The first production of Simple Spymen was directed by Wallace Douglas and presented by Rix Theatrical Productions on 19 March 1958 at the Whitehall Theatre, London. It ran there until 29 July 1961, a total of 1,403 performances. It was third in the long-running series of Whitehall farces produced by the actor-manager Brian Rix; it followed Reluctant Heroes (1950) which had run for 1,610 performances and Dry Rot (1,475 performances from 1954).

==Cast==
- Corporal Flight – Ray Cooney (billed as Raymond Cooney)
- Lieutenant Fosgrove – Toby Perkins
- Colonel Gray-Balding – Charles Cameron
- Mr Forster Stand – Gerald Anderson
- George Chuffer – Leo Franklyn
- Percy Pringle – Brian Rix
- Mrs Byng – Joan Sanderson
- Smogs – Larry Noble
- Miss Archdale – Merylin Roberts
- Max – Peter Allenby
- Crab – Peter Mercier
- Grobchick – Andrew Sachs

==Synopsis==
===Act I===
- Morning. A room in the War Office
Lieutenant Fosgrove ("about thirty and very 'Army', but not very bright") and Colonel Gray-Balding ("in his fifties, forgetful, rather short-tempered but quite harmless") have few official duties to occupy them, and are passing the time away with the Daily Telegraph crossword puzzle. They are interrupted by the unexpected intrusion of Forster Stand of MI5. ("I'm Forster Stand", "How very unfortunate for you – Oh, I see, yes, well won't you sit down".) Stand briefs them about an important matter of national security. A man called Grobchick has perfected a vital Atomic Pile Restorer, and Britain must keep him safe from assassination by foreign powers. Stand requires Gray-Balding to provide Grobchick with two bodyguards, who must be masters of disguise. The army officers are nonplussed at this request, but dare not refuse. Hearing two street musicians playing outside, Fosgrove has Corporal Flight bring them in. The musicians, George and Percy, are down at heel and highly unimpressive in appearance. Fosgrove passes them off to Stand as the two designated bodyguards, brilliantly disguised.

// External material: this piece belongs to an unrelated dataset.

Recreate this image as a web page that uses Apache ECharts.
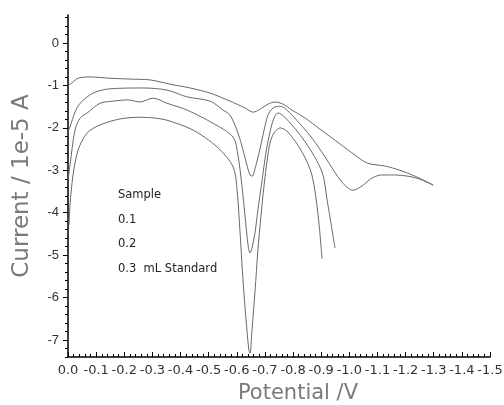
<!DOCTYPE html>
<html>
<head>
<meta charset="utf-8">
<script src="https://cdn.jsdelivr.net/npm/echarts@6/dist/echarts.min.js"></script>
<style>
html,body{margin:0;padding:0;background:#fff;}
#c{width:504px;height:405px;}
</style>
</head>
<body>
<div id="c"></div>
<script>
// Potential (V) and current (1e-5 A)
const sampleX = [0,-0.014,-0.036,-0.078,-0.149,-0.220,-0.292,-0.363,-0.434,-0.505,-0.576,-0.629,-0.658,-0.683,-0.711,-0.736,-0.764,-0.796,-0.843,-0.896,-0.967,-1.020,-1.063,-1.127,-1.180,-1.234,-1.269,-1.298];
const sampleY = [-1.01,-0.94,-0.83,-0.80,-0.83,-0.85,-0.87,-0.97,-1.06,-1.18,-1.37,-1.53,-1.63,-1.56,-1.44,-1.39,-1.44,-1.58,-1.77,-2.03,-2.38,-2.64,-2.83,-2.90,-3.00,-3.14,-3.25,-3.35];

const add01X = [0,-0.007,-0.025,-0.043,-0.089,-0.149,-0.267,-0.352,-0.423,-0.505,-0.551,-0.576,-0.604,-0.622,-0.636,-0.647,-0.654,-0.668,-0.683,-0.697,-0.711,-0.729,-0.754,-0.796,-0.867,-0.914,-0.974,-1.013,-1.045,-1.081,-1.116,-1.162,-1.209,-1.251,-1.298];
const add01Y = [-2.10,-1.98,-1.63,-1.42,-1.18,-1.08,-1.06,-1.11,-1.27,-1.37,-1.58,-1.70,-2.12,-2.52,-2.88,-3.11,-3.14,-2.88,-2.48,-2.05,-1.70,-1.53,-1.49,-1.70,-2.24,-2.69,-3.28,-3.47,-3.37,-3.18,-3.11,-3.11,-3.14,-3.21,-3.35];

const add02X = [0,-0.007,-0.025,-0.043,-0.068,-0.114,-0.160,-0.210,-0.256,-0.302,-0.352,-0.423,-0.515,-0.587,-0.604,-0.618,-0.629,-0.640,-0.647,-0.654,-0.665,-0.675,-0.690,-0.704,-0.718,-0.732,-0.747,-0.771,-0.843,-0.903,-0.921,-0.949];
const add02Y = [-3.23,-2.88,-2.05,-1.77,-1.65,-1.42,-1.37,-1.34,-1.39,-1.30,-1.42,-1.58,-1.89,-2.22,-2.64,-3.35,-4.06,-4.76,-4.95,-4.83,-4.46,-3.94,-3.23,-2.57,-2.10,-1.77,-1.65,-1.75,-2.33,-3.04,-3.70,-4.83];

const add03X = [-0.004,-0.007,-0.018,-0.036,-0.068,-0.114,-0.185,-0.256,-0.309,-0.352,-0.444,-0.530,-0.587,-0.601,-0.611,-0.622,-0.633,-0.643,-0.647,-0.654,-0.665,-0.675,-0.686,-0.697,-0.708,-0.718,-0.732,-0.754,-0.782,-0.832,-0.867,-0.889,-0.903];
const add03Y = [-4.29,-3.82,-3.11,-2.52,-2.12,-1.93,-1.79,-1.75,-1.77,-1.82,-2.05,-2.45,-2.92,-3.47,-4.41,-5.59,-6.53,-7.24,-7.31,-6.77,-5.83,-4.88,-4.06,-3.35,-2.76,-2.36,-2.12,-2.00,-2.10,-2.57,-3.11,-4.06,-5.09];

const legendLines = ['Sample', '0.1', '0.2', '0.3  mL Standard'];
const yTickValues = [0,-1,-2,-3,-4,-5,-6,-7];

const pairs = (xs, ys) => xs.map((x, i) => [x, ys[i]]);
const minorY = [];
for (let v = -74; v <= 6; v += 2) minorY.push(v / 10);

const lineStyle = { color: '#6a6a6a', width: 1 };
const mk = (name, xs, ys) => ({
  type: 'line', name, data: pairs(xs, ys), showSymbol: false, symbol: 'none',
  smooth: 0.3, lineStyle, animation: false
});

const chart = echarts.init(document.getElementById('c'));
chart.setOption({
  backgroundColor: '#fff',
  animation: false,
  grid: { left: 68, right: 14, top: 15, bottom: 48, outerBoundsMode: 'none', containLabel: false },
  xAxis: {
    type: 'value', min: -1.5, max: 0, interval: 0.1, inverse: true,
    name: 'Potential /V', nameLocation: 'middle', nameGap: 26,
    nameTextStyle: { color: '#7a7a7a', fontSize: 21, fontFamily: 'DejaVu Sans', padding: [0, 0, 0, 38] },
    axisLine: { onZero: false, lineStyle: { color: '#000', width: 1.5 } },
    axisTick: { inside: true, length: 5, lineStyle: { color: '#000' } },
    minorTick: { show: true, splitNumber: 5, length: 3, lineStyle: { color: '#000' } },
    axisLabel: { color: '#333', fontSize: 13, fontFamily: 'DejaVu Sans', margin: 7,
      formatter: v => (Math.abs(v) < 1e-9 ? '0.0' : v.toFixed(1)) },
    splitLine: { show: false }
  },
  yAxis: [{
    type: 'value', min: -7.4, max: 0.66,
    name: 'Current / 1e-5 A', nameLocation: 'middle', nameGap: 34,
    nameTextStyle: { color: '#7a7a7a', fontSize: 23, fontFamily: 'DejaVu Sans' },
    axisLine: { onZero: false, lineStyle: { color: '#000', width: 1.5 } },
    axisTick: { length: 5, customValues: yTickValues, lineStyle: { color: '#000' } },
    axisLabel: { color: '#333', fontSize: 13, fontFamily: 'Liberation Sans', margin: 9,
      customValues: yTickValues, formatter: v => String(Math.round(v)) },
    splitLine: { show: false }
  }, {
    type: 'value', min: -7.4, max: 0.66, position: 'left',
    axisLine: { show: false },
    axisTick: { length: 3, customValues: minorY, lineStyle: { color: '#000' } },
    axisLabel: { show: false },
    splitLine: { show: false }
  }],
  series: [
    mk('Sample', sampleX, sampleY),
    mk('0.1', add01X, add01Y),
    mk('0.2', add02X, add02Y),
    mk('0.3 mL Standard', add03X, add03Y)
  ],
  graphic: legendLines.map((t, i) => ({
    type: 'text', left: 118, top: 189.5 + i * 24.5,
    style: { text: t, fill: '#222', font: '11.5px "DejaVu Sans"' }
  }))
});
</script>
</body>
</html>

To their horror, George and Percy are told that they must undertake a dangerous mission for their country. They are too frightened by authority to refuse and are mesmerised by the large bundle of banknotes Stand gives them for expenses. They are dispatched to collect Grobchick from his ship when it arrives in Dover from Turkey. Stand decides that they must pose as French waiters at the hotel in Dover where Grobchick will be staying. ("A disguise … perhaps a thin moustache on the top lip and a pointed beard on the bottom".) George and Percy leave for Dover.

===Act II===
- Seven hours later. The lounge of the Haven Hotel, Dover
George and Percy bluff their way onto the staff of the hotel. Among the guests is Max, an international spy. He tells his henchman Crab that he and his assistants must eliminate any agents the British government might send. George makes Percy disguise himself as Grobchick. Max, fooled, offers Percy £30,000 for his invention. The real Grobchick arrives. George and Percy help him hide. The War Office team arrives, and George and Percy panic, fearing the wrath of MI5 for their failure to neutralise Max. Percy hides up the chimney but slips down it and sets fire to his trousers. George, now disguised as a clergyman, rapidly whisks him off.

===Act III===
- Scene 1 – The same. After supper
Gray-Balding and Fosgrove disguise themselves and engage Grobchick in conversation. George and Percy discover that Grobchick has given the details of his invention to the hotel's head waiter for safe keeping. They retrieve them. Max, again mistaking Percy for Grobchick, demands the details of the Atomic Pile Restorer and tells them he has the hotel surrounded. Recognising Percy, Gray-Balding and Fosgrove pursue him offstage.

- Scene 2 – The same. A few minutes later
In the confusion Fosgrove has knocked out Forster Stand. To cover up the error Gray-Balding and Fosgrove put Stand's unconscious body in a cupboard. He recovers and threatens them with court martial for their incompetence. After further impersonations and misdirected but harmless gunfire it emerges that Grobchick's Atomic Pile Restorer is a carpet shampoo. Gray-Balding and Fosgrove turn Stand's accusation of incompetence back on him, while George and Percy make their escape.

==Critical reception==
The critics of the 1950s did not pay a great deal of attention to farce. Reviewing Simple Spymen, The Times said that the play "may be austerely described as rubbish", but conceded that it was skilfully constructed, and well performed. "Nothing daunts Mr. Leo Franklyn. He gets fun out of everything". Rix was praised for "an evening of good, versatile clowning". In The Manchester Guardian, Philip Hope-Wallace declared the play to be better than its predecessor, Dry Rot, and said, "Wallace Douglas produces this loud, cheerful, vulgar thing very competently. Mr Franklyn's professional skill is unfailing." In The Daily Express, John Barber wrote that he hardly laughed at all "yet all round me people choked with mirth". In The Daily Mirror, Chris Reynolds wrote, "It is a success spelt with a capital S. The audience started to laugh as soon as the curtain went up. They were still laughing as they left the theatre."

Reviewing a revival of the play in 1980, Michael Coveney wrote of the Whitehall farces, "A tradition of critical snobbery has grown up around these plays, partly because they were so blatantly popular but chiefly because of our conviction that farce, unless written by a Frenchman, is an inferior theatrical species. … Once the National Theatre has done its duty by Priestley and Rattigan and others teetering on the brink of theatrical respectability I suggest they employ Mr. Rix … to investigate the ignored riches of English farce between Travers and Ayckbourn."